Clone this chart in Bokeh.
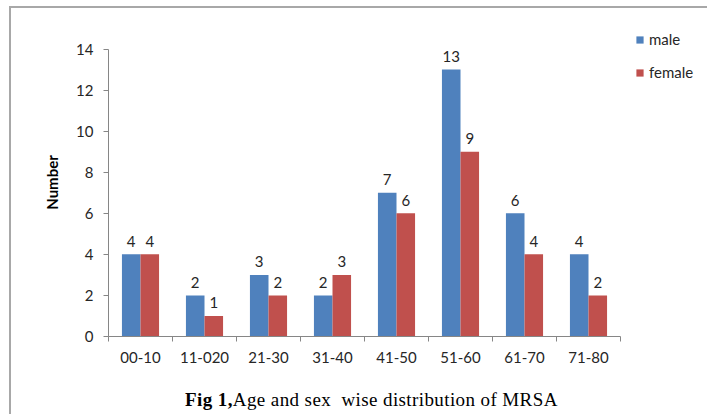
from bokeh.plotting import figure
from bokeh.layouts import column
from bokeh.models import (ColumnDataSource, Range1d, LinearAxis,
                          FixedTicker, Legend, LegendItem, Div)
from bokeh.transform import dodge
from bokeh.core.properties import value
from bokeh.embed import file_html
from bokeh.resources import INLINE

age_groups = ["00-10", "11-020", "21-30", "31-40", "41-50", "51-60", "61-70", "71-80"]
male = [4, 2, 3, 2, 7, 13, 6, 4]
female = [4, 1, 2, 3, 6, 9, 4, 2]
y_ticks = [0, 2, 4, 6, 8, 10, 12, 14]
series_names = ["male", "female"]
colors = ["#4F81BD", "#C0504D"]
title_bold = "Fig 1,"
title_rest = "Age and sex  wise distribution of MRSA"
y_label = "Number"

FONT = "Lato"
AXIS_COLOR = "#868686"
TEXT_COLOR = "#262626"

n = len(age_groups)
centers = [i + 0.5 for i in range(n)]
src = ColumnDataSource(dict(
    pos=centers, group=age_groups,
    male=male, female=female,
    male_txt=[str(v) for v in male],
    female_txt=[str(v) for v in female],
))

p = figure(x_range=Range1d(0, n + 1.25), y_range=Range1d(0, 15),
           width=696, height=370,
           output_backend="svg", toolbar_location=None,
           x_axis_location=None, y_axis_location=None,
           min_border_left=97, min_border_right=7,
           min_border_top=20, min_border_bottom=42)
p.outline_line_color = None
p.xgrid.visible = False
p.ygrid.visible = False
p.margin = 0

# y axis
yax = LinearAxis(ticker=FixedTicker(ticks=y_ticks), bounds=(0, 14))
yax.axis_line_color = AXIS_COLOR
yax.major_tick_line_color = AXIS_COLOR
yax.major_tick_out = 5
yax.major_tick_in = 0
yax.minor_tick_line_color = None
yax.major_label_text_font = FONT
yax.major_label_text_font_size = "15px"
yax.major_label_text_color = TEXT_COLOR
yax.major_label_standoff = 10
yax.axis_label = y_label
yax.axis_label_text_font = FONT
yax.axis_label_text_font_style = "bold"
yax.axis_label_text_font_size = "15px"
yax.axis_label_text_color = "#000000"
yax.axis_label_standoff = 12
p.add_layout(yax, "left")

# x axis: separator ticks between categories
sep_ticks = list(range(n + 1))
sep = LinearAxis(ticker=FixedTicker(ticks=sep_ticks), bounds=(0, n),
                 major_label_overrides={t: "" for t in sep_ticks})
sep.axis_line_color = AXIS_COLOR
sep.major_tick_line_color = AXIS_COLOR
sep.major_tick_out = 5
sep.major_tick_in = 0
sep.minor_tick_line_color = None
sep.major_label_text_font_size = "1px"
sep.major_label_standoff = 0
p.add_layout(sep, "below")

# x axis: category labels
cax = LinearAxis(ticker=FixedTicker(ticks=centers),
                 major_label_overrides={c: g for c, g in zip(centers, age_groups)})
cax.axis_line_color = None
cax.major_tick_line_color = None
cax.minor_tick_line_color = None
cax.major_label_text_font = FONT
cax.major_label_text_font_size = "15px"
cax.major_label_text_color = TEXT_COLOR
cax.major_label_standoff = 4
p.add_layout(cax, "below")

r_m = p.vbar(x=dodge("pos", -0.145), top="male", width=0.29,
             source=src, fill_color=colors[0], line_color=None)
r_f = p.vbar(x=dodge("pos", 0.145), top="female", width=0.29,
             source=src, fill_color=colors[1], line_color=None)

for off, col in ((-0.145, "male"), (0.145, "female")):
    p.text(x=dodge("pos", off), y=col, text=col + "_txt", source=src,
           text_align="center", text_baseline="alphabetic", y_offset=-13,
           text_font=value(FONT), text_font_size="15px", text_color=TEXT_COLOR)

legend = Legend(items=[LegendItem(label=series_names[0], renderers=[r_m]),
                       LegendItem(label=series_names[1], renderers=[r_f])],
                location=(527, 254), orientation="vertical")
legend.border_line_color = None
legend.background_fill_alpha = 0
legend.padding = 0
legend.margin = 0
legend.glyph_width = 9
legend.glyph_height = 9
legend.label_height = 20
legend.spacing = 13
legend.label_standoff = 5
legend.label_text_font = FONT
legend.label_text_font_size = "15px"
legend.label_text_color = TEXT_COLOR
p.add_layout(legend)

caption = Div(text="<b>%s</b>%s" % (title_bold, title_rest),
              width=696, height=36, margin=0,
              styles={"font-family": "'Liberation Serif', serif", "font-size": "19px",
                      "letter-spacing": "0.4px",
                      "line-height": "22px", "color": "#000000", "white-space": "pre",
                      "padding-left": "174px", "padding-top": "11px",
                      "box-sizing": "border-box"})

layout = column(p, caption, spacing=0, margin=(6, 0, 0, 9),
                styles={"border-left": "2px solid #a8a8a8", "border-top": "2px solid #a8a8a8"})

open("out.html", "w").write(file_html(layout, INLINE))
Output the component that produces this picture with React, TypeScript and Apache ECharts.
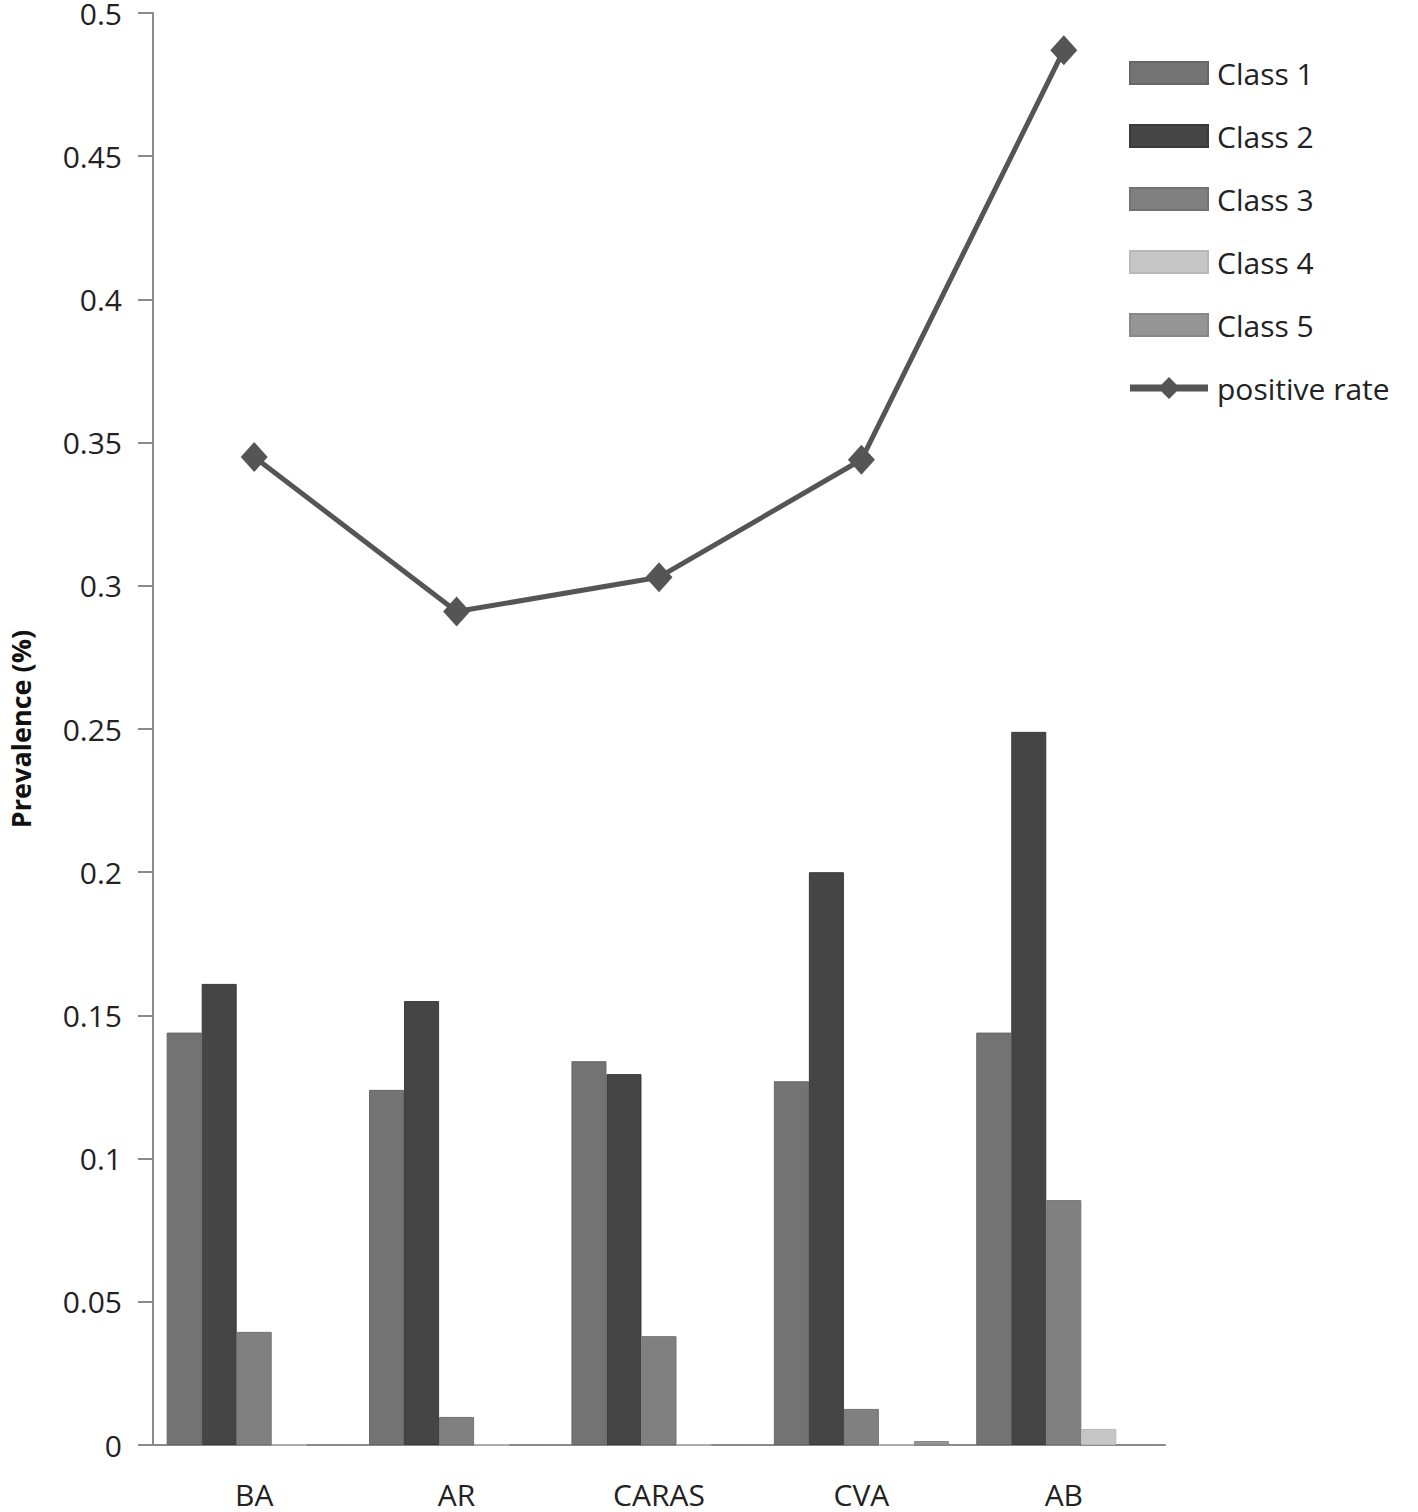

- - - -

[What needs to be done] Copy and report every line where the word "this" is present.

[Correct output]
Clone this chart in Bokeh.
Output the component that produces this picture with React, TypeScript and Apache ECharts.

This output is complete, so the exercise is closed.